Et puis Simone de Beauvoir… aussi incontournable que réellement inconnue. Simone de Beauvoir, dont la lecture des « Mémoires » aura illuminé Frédéric Beigbeder, illuminé par l’écriture, par le style exceptionnel – « facétieux, sensuel, simple jusqu’au tranchant » – de celle qui fut bien plus que la figure de cire dans laquelle certains ont voulu la figer. Les textes de Simone de Beauvoir avaient la beauté qu’elle a apporté au monde.

Certes, c’est peut-être dans ses « Mémoires » qu’elle s’est révélée dans sa plus grande sincérité, sa plus grande simplicité. Mais elle fut surtout une immense romancière, trop ignorée comme telle : immense romancière en ce que ses romans nous forcent à regarder en face la difficulté de vivre, en même temps que la nécessité, pourtant, de « tenir sur ses ultimes désirs ». Elle a su donner vie à des figures éternelles de libération. Simone de Beauvoir était une femme libre et une écrivaine libre, totalement libre.
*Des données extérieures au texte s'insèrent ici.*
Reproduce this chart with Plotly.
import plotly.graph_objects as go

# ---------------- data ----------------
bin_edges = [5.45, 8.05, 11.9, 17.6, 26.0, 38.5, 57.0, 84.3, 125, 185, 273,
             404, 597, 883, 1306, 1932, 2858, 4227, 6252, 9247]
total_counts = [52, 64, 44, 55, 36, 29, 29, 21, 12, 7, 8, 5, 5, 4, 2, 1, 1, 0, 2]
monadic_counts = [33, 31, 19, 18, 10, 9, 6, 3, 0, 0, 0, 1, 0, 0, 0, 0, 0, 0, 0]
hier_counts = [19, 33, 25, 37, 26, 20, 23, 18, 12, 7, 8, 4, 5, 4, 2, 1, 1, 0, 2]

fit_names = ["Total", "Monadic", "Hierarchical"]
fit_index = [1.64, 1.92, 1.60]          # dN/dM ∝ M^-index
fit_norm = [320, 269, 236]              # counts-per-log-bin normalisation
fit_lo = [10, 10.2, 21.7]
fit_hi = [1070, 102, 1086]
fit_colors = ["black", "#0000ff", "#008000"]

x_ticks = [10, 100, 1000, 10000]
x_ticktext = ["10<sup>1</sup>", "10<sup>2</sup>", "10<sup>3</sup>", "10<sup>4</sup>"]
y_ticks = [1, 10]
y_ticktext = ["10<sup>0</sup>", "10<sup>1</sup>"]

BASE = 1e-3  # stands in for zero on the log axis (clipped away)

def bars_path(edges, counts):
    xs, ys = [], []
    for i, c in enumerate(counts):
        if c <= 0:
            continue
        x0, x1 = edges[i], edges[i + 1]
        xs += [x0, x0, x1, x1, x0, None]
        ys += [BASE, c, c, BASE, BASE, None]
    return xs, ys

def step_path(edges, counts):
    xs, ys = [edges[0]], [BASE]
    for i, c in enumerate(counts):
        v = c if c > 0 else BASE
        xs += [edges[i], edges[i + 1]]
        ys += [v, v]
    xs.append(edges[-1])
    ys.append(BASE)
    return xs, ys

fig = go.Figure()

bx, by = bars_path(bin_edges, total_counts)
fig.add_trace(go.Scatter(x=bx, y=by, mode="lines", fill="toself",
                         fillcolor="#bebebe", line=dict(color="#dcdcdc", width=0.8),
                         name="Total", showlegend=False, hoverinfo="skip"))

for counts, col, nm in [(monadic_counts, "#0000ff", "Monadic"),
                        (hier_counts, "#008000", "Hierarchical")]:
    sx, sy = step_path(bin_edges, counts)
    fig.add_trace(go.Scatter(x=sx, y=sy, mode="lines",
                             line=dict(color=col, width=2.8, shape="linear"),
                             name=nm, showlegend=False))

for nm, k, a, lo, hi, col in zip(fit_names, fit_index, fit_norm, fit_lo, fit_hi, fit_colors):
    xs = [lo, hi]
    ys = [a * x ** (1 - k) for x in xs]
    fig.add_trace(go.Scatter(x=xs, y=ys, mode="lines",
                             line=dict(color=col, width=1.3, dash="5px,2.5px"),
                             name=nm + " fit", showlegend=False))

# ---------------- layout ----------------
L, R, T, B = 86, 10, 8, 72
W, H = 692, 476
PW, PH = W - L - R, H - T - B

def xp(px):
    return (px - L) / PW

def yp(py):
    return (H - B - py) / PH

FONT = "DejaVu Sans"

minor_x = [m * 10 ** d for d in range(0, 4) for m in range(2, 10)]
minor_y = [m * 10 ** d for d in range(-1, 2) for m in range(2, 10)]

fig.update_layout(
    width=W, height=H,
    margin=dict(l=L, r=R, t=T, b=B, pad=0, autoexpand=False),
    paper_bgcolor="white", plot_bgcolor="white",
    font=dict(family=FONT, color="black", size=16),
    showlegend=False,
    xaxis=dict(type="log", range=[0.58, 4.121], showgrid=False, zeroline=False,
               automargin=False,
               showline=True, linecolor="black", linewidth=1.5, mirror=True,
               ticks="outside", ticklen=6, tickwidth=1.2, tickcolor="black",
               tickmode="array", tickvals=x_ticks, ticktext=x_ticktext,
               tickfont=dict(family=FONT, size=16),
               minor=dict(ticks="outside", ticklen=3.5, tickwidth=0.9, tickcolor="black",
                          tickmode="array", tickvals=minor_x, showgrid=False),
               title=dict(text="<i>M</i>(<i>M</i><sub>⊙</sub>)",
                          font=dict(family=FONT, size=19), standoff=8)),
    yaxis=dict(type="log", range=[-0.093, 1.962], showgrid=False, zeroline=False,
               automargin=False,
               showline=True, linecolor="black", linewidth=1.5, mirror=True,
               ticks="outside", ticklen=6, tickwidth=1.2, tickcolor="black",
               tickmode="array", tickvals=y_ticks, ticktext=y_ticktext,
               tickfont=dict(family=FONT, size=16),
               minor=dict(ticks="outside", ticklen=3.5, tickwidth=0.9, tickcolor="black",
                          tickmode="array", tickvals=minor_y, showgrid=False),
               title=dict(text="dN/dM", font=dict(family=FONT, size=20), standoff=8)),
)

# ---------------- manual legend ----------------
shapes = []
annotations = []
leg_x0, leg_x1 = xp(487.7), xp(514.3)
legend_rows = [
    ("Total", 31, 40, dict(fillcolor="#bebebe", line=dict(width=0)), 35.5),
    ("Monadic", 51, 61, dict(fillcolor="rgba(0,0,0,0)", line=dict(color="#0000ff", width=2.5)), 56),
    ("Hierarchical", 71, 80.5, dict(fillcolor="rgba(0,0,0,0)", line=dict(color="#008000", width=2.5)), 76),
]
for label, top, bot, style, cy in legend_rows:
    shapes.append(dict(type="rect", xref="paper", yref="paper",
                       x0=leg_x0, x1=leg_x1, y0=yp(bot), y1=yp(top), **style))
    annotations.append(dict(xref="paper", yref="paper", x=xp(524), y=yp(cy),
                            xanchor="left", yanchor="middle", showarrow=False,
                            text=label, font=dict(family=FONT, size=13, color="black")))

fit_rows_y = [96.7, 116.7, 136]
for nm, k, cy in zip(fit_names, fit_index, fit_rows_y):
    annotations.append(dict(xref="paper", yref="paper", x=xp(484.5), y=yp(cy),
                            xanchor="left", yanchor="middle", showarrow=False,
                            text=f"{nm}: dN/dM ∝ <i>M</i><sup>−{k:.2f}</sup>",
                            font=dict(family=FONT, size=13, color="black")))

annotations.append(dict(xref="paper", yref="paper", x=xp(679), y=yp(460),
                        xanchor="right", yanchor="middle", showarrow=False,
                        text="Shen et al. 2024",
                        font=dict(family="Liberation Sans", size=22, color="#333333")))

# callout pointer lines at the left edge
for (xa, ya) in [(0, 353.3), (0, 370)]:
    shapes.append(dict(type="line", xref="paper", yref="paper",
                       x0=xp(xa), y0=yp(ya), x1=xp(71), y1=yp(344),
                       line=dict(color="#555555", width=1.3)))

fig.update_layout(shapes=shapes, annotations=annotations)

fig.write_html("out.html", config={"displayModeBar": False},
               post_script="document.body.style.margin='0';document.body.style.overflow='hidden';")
Elle aurait sans doute beaucoup ri devant l’ultime souhait à son encontre de notre auteur… quoique .. ? 

Beigbeder : un écrivain brillant et incorrect

Enfin, nous devons un immense merci à Frédéric Beigbeder pour avoir signalé les œuvres de Virginie Despentes et Virginie Linhart. Dans son regard, Virginie Despentes et Virginie Linhart ne sont pas des femmes qui s’écrivent, mais des écrivaines. Et ce regard l’a vu si clairement qu’il nous devient impossible de ne pas le comprendre.
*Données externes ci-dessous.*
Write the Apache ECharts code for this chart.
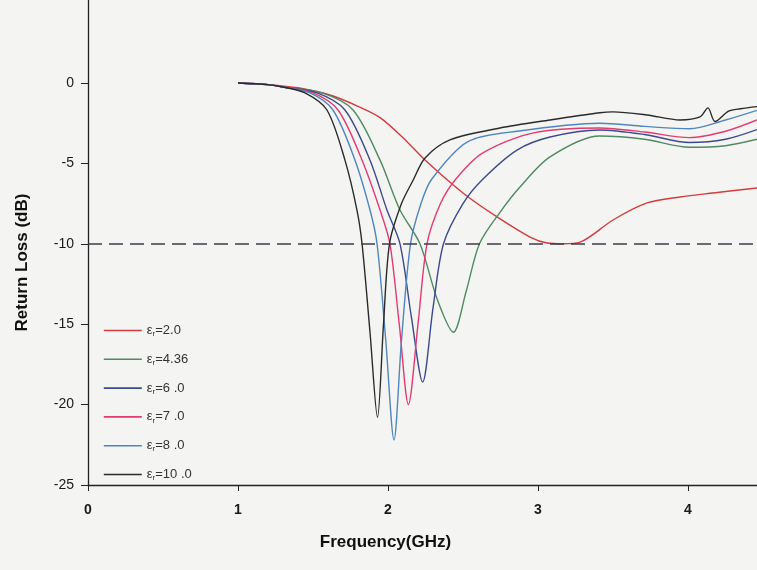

Virgine Linhart a rencontré le chaos, l’isolement, de ces douleurs que laissent souvent les familles, pour de multiples raisons. Son destin fut d’être un dommage collatéral d’une époque que d’autres ont vécue comme bénie… avant de tomber, parfois. Mais si elle a écrit pour survivre, elle a su recréer en ses mots un monde. Ce monde que trop peu aujourd’hui connaissent ou reconnaissent, dans ses ivresses et ses douleurs.

Elle nous laisse en traces l’origine de toute solitude.

Virginie Despentes a rencontré la pauvreté, la peur et la violence. Elle a su ce qu’est que d’être en trop dans ce monde… Et pourtant, elle a su forcer ce sol aride et créer en ses mots, dans un univers hostile, une forme incroyable de grâce.

Elle nous laisse en traces, par-delà la haine et le désespoir, l’origine de toute « lutte pour la survie ». Voilà.

Voilà donc quelques lignes sur cet essentiel bréviaire, avec un arrêt singulier sur une poignée d’exemples lumineux. Parmi ces 50 qui éclairent toujours la plume et l’esprit d’un écrivain incorrect, mais brillant… d’un écrivain brillant, parce qu’incorrect.